L(G) is isomorphic to G iff G is a cycle The converse is pretty obvious. If G is a cycle,  then it is isomorphic to it's line graph.
How to prove that if L(G) is isomorphic to G, then G is a cycle...?
P.S.- Assume G is connected
 A: A vertex of $G$ of degree $d_i$ contributes $\binom{d_i}2$ edges to $L(G)$. Then with $n$ denoting the common number of vertices and edges of $G$ and $L(G)$,
$$
\sum_id_i=2n\;,
$$
$$
\sum_i\frac{d_i(d_i-1)}2=n\;,
$$
so
$$
\sum_id_i^2=4n
$$
and thus
\begin{align}
\operatorname{Var}(d)&=E[d^2]-E[d]^2
\\
&=\frac{\sum_id_i^2}n-\left(\frac{\sum_id_i}n\right)^2
\\
&=4-4
\\
&=0\;.
\end{align}
Thus all vertices in both graphs have the same degree $2$, which is only the case in a union of cycle graphs.
A: Let $G$ be a connected graph on $n$ vertices and $m$ edges and suppose $G$ is isomorphic to its line graph $L(G)$.  Then, $m=n$ and so $G$ is a connected graph having $n$ edges.  This implies $G$ is of the form $T+e$, where $T$ is a tree and $e$ is an edge not in $T$.  If $G=T+e$ is the $n$-cycle graph, then we are done.  

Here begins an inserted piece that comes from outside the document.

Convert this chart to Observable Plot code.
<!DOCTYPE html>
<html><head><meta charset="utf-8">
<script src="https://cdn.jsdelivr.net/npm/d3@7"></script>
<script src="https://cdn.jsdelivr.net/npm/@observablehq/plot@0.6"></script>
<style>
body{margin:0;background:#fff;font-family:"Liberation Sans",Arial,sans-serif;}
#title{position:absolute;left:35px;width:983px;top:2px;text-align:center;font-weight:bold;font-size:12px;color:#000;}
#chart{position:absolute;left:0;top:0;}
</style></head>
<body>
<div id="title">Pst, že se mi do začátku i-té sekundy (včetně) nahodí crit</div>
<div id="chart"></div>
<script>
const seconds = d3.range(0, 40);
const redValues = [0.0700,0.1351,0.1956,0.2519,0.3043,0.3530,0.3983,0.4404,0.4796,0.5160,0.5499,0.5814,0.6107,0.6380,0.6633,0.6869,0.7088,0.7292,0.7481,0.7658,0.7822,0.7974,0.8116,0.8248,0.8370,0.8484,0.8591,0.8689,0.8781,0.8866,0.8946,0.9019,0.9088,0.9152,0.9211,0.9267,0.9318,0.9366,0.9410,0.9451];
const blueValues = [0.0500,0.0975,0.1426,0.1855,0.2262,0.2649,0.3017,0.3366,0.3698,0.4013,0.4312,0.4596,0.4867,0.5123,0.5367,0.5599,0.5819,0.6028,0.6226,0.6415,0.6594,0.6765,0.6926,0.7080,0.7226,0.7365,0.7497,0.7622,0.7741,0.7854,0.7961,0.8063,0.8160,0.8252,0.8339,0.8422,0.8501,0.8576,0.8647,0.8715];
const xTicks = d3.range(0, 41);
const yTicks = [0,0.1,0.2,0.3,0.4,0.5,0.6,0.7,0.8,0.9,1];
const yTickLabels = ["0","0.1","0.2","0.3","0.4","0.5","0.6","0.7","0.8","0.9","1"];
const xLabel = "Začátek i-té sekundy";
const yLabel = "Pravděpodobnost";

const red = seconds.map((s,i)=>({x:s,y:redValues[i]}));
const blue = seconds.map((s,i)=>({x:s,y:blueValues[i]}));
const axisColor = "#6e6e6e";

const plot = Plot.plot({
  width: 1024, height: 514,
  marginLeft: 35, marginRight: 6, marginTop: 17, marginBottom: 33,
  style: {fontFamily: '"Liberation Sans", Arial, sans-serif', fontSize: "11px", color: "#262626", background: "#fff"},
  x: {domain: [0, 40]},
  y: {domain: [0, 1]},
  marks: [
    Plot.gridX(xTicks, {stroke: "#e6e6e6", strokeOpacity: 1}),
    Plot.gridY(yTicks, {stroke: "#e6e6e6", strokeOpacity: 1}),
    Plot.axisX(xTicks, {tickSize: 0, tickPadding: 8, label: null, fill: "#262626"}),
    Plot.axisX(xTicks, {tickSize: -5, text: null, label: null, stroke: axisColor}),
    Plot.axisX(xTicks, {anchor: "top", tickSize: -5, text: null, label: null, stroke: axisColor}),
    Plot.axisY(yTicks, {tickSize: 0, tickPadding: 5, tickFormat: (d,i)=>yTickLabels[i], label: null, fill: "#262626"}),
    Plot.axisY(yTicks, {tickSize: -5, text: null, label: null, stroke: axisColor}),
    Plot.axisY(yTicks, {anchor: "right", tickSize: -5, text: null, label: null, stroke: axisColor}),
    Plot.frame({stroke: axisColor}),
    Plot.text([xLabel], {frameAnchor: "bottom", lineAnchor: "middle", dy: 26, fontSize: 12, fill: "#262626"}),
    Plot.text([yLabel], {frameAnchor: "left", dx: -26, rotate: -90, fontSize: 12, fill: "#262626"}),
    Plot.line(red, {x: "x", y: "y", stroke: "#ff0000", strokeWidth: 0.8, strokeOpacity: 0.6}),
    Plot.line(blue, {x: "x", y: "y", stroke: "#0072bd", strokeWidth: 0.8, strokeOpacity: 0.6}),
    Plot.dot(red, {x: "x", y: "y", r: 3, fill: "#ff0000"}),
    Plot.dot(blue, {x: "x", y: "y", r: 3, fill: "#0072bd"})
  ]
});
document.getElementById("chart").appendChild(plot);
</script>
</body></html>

So suppose $T+e$ is not a cycle.  Then, $T+e$ has a vertex of degree 3 or more. Three of the edges incident to this vertex in $G$ form a cycle of length 3 in $L(G)$.  Also, the unique cycle in $G$ obtained by adding edge $e$ to the tree $T$ induces a cycle in $L(G)$. Hence, $L(G)$ has at least two cycles.  We showed that $G$ has only one cycle and that $L(G)$ has two or more cycles, which is a contradiction because $G \cong L(G)$.  So this case is impossible, and $T+e$ must be a cycle.